Arkadaşım yanılıyorsun.Ak Partinin baskı düzeni kurduğu falan yok. Bu gün doğan medeyasına ve özelliklede Hürriyet baktığımızda hemen hemen bütün yazarlar akşama kadar Ak Partiye demediklerini bırak mıyor. Bekir coşkun be benzerleri hergün başbakana cumhurbaşkanına ağıza alınmayacak laflar ediyor.Vatan gazetesi ha keza.

Bunu görüşü ikide bir dile getirenelere bir bakıyorsunuz ki Ak Parti hakkında demediklerini bırakmıyorlar sonrada ak parti baskı uyguluyor yalanını söylüyorlar.

Bu maşta rakibine sürekli faul yapıp sonrada faul kendisine yapılmış gibi yere yatmaya benzer

Ben boyle dusunmuyorum zaten hurriyet vb gibi gazeteler ne taraftan cıkar saglıyorlarsa o tarafa yonelıyorlar, icten bulmuyorum..
Konusan, yazan, cizenlerle ilgili olarak surekli davalar vardır..En kucuk ornegıyle mizah dergilerinde bile ufak esprilere karsı davalarla karsılık verilmektedir, ciddi anlamdakileri saymıyorum bile..Serdar Akinan, Nihat Genc gibi isimler programlarında tehtidler alıyoruz,dinleniyoruz 2 haftada bir davalarla ugrasıyoruz diyebilmekte bi cok yazar hakkında davalar acılmakta..Emin Colasan gibi isimler devlet, patron cıkmazı icinde susturulmakta onlerine perde cekılmektedir..Genel anlamdada boyledir..

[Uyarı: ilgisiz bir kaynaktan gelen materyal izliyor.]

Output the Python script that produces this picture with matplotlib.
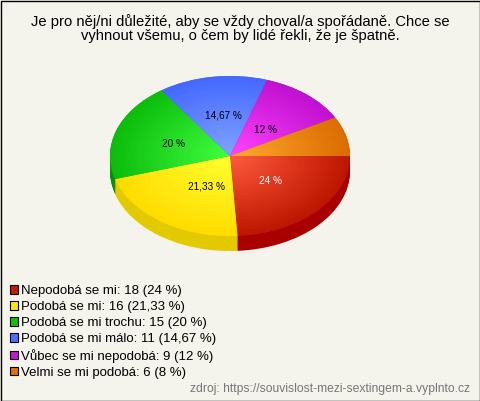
"""Pie chart with fake 3D side, radial gradients on the slices"""

import numpy as np
import matplotlib
matplotlib.use("Agg")
import matplotlib.pyplot as plt
from matplotlib.colors import to_rgb
from matplotlib.patches import Patch, Rectangle

plt.rcParams['font.family'] = ['Liberation Sans', 'DejaVu Sans']

# Data
TITLE = ("Je pro něj/ni důležité, aby se vždy choval/a spořádaně. Chce se\n"
         "vyhnout všemu, o čem by lidé řekli, že je špatně.")
SOURCE = "zdroj: https://souvislost-mezi-sextingem-a.vyplnto.cz"
categories = ["Nepodobá se mi", "Podobá se mi", "Podobá se mi trochu",
              "Podobá se mi málo", "Vůbec se mi nepodobá", "Velmi se mi podobá"]
counts = [18, 16, 15, 11, 9, 6]

# Colours
BG = "#f4f3ec"
inner_colors = ["#ff5c3e", "#ffff30", "#40ff40", "#82a4ff", "#ff44ff", "#ffaa30"]
outer_colors = ["#bd1600", "#ffdc00", "#0cbc0c", "#4468ff", "#c010d0", "#dc6c00"]
side_colors = ["#a80000", "#e2c900", "#089008", "#3050c0", "#9010a0", "#b05000"]
legend_colors = ["#c41e00", "#ffe600", "#10c010", "#4a70ff", "#c814d8", "#e07000"]

# Geometry in pixels
W, H = 480, 401
CX, CY = 230, 156
RX, RY = 120, 80
DEPTH = 15


def pct_text(pct):
    return f"{pct:.2f}".rstrip('0').rstrip('.').replace('.', ',') + " %"


def draw_pie(ax):
    """Stacked dark pies make the side, gradient images clipped to wedges the top"""
    for d in range(DEPTH, 0, -1):
        ax.pie(counts, colors=side_colors, counterclock=False, center=(0, -d / RY))

    wedges, _, autotexts = ax.pie(
        counts, colors=outer_colors, counterclock=False, pctdistance=0.46,
        autopct=lambda p: pct_text(p) if p > 10 else "",
        textprops={'fontsize': 7.2, 'color': 'black'})
    autotexts[0].set_color('white')

    # labels sit a bit off the mid angle in the original
    nudges = [(0, 0), (8, 0), (-4, 0), (2, 4), (0, -2), (0, 0)]
    for t, (dx, dy) in zip(autotexts, nudges):
        x, y = t.get_position()
        t.set_position((x + dx / RX, y + dy / RY))

    xx, yy = np.meshgrid(np.linspace(-1, 1, 480), np.linspace(-1, 1, 320))
    r = np.clip(np.hypot(xx, yy), 0, 1)[..., None]
    for wedge, c_in, c_out in zip(wedges, inner_colors, outer_colors):
        grad = np.array(to_rgb(c_in)) * (1 - r) + np.array(to_rgb(c_out)) * r
        im = ax.imshow(grad, extent=(-1, 1, -1, 1), origin='lower', aspect='auto', zorder=1.5)
        im.set_clip_path(wedge)
    for t in autotexts:
        t.set_zorder(3)

    ax.set_aspect('auto')
    ax.set_xlim(-1.1, 1.1)
    ax.set_ylim(-1.3, 1.1)


def main():
    fig = plt.figure(figsize=(W / 100, H / 100), dpi=100, facecolor=BG)

    # overlay in pixel coordinates for texts, legend and frame
    over = fig.add_axes([0, 0, 1, 1])
    over.set_xlim(0, W)
    over.set_ylim(H, 0)
    over.axis('off')

    left = CX - 1.1 * RX
    bottom = H - (CY + 1.3 * RY)
    ax = fig.add_axes([left / W, bottom / H, 2.2 * RX / W, 2.4 * RY / H])
    draw_pie(ax)

    over.text(240, 28.5, TITLE, ha='center', va='center', fontsize=10.65,
              linespacing=1.03, color='black')
    over.text(470, 389, SOURCE, ha='right', va='center', fontsize=8.7, color='#777777')

    total = sum(counts)
    labels = [f"{c}: {n} ({pct_text(100 * n / total)})" for c, n in zip(categories, counts)]
    handles = [Patch(facecolor=col, edgecolor='black', linewidth=0.8) for col in legend_colors]
    over.legend(handles, labels, loc='upper left', bbox_to_anchor=(9.5, 285),
                bbox_transform=over.transData, frameon=False, fontsize=9.5,
                handlelength=0.62, handleheight=0.62, handletextpad=0.25,
                labelspacing=0.3, borderpad=0, borderaxespad=0)

    over.add_patch(Rectangle((0.5, 0.5), W - 1, H - 1, fill=False, edgecolor='black', linewidth=1))

    fig.savefig('out.png', dpi=100, facecolor=BG)


if __name__ == "__main__":
    main()
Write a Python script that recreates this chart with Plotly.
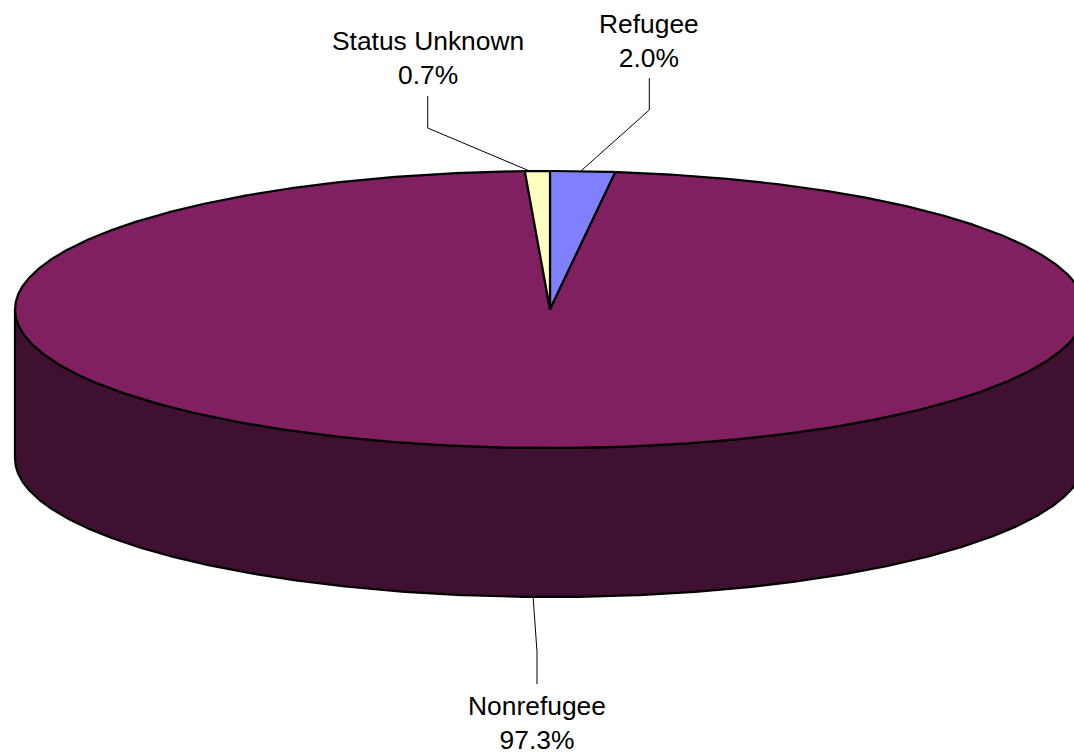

Son olarak İlhan Selcuk makakelesiyle son vermek istiyorum mesajıma..

AKP iktidarı belli hedefe doğru doludizgin yürüyor, yandaşları da içmeden sarhoş olmuşlar...

Ülke altüst...

Herkes birbirine soruyor:

- Ne olacak?..

Bu gidişle bir şeyler olacak...

Ama ben (...) şimdiden haber vereyim...

Bir şeyler olduğunda sonuç düşündükleri gibi çıkmazsa, oturup mazlum rolünde ağlamasınlar ... "

*

Birkaç gün sonra Yargıtay Başsavcısı AKP'yi kapatma davası açınca dinci ya da liboş gazetelerde yorumlar - haberler yayımlandı...

Dediler ki:

- İlhan Selçuk davadan haberliydi...

Geri zekâlılığın üst göstergesiydi bu tür yazılar...

Çünkü zaten iki ay önce Yargıtay Başsavcısı dava uyarısını yapmış, haber bütün gazetelerde yayımlanmıştı...

Peki, şimdi ne olacak?..

*

Başsavcı görevini yaptı, davayı açtı...

Davalı iktidar partisi ve iktidara bağlı medya kendinden geçmiş ve çıldırmış gibi...

AKP iktidarı hukuku, anayasayı, yasaları, Başsavcı'yı, yargıyı tepeleme savaşımının borularını durmadan üflüyor...

Ve herkes yine birbirine soruyor:

- Ne olacak?..

*

Ya anayasal hukuk işleyecek...

Ya da AKP iktidarının çılgınca gidişatıyla her şey birbirine girecek...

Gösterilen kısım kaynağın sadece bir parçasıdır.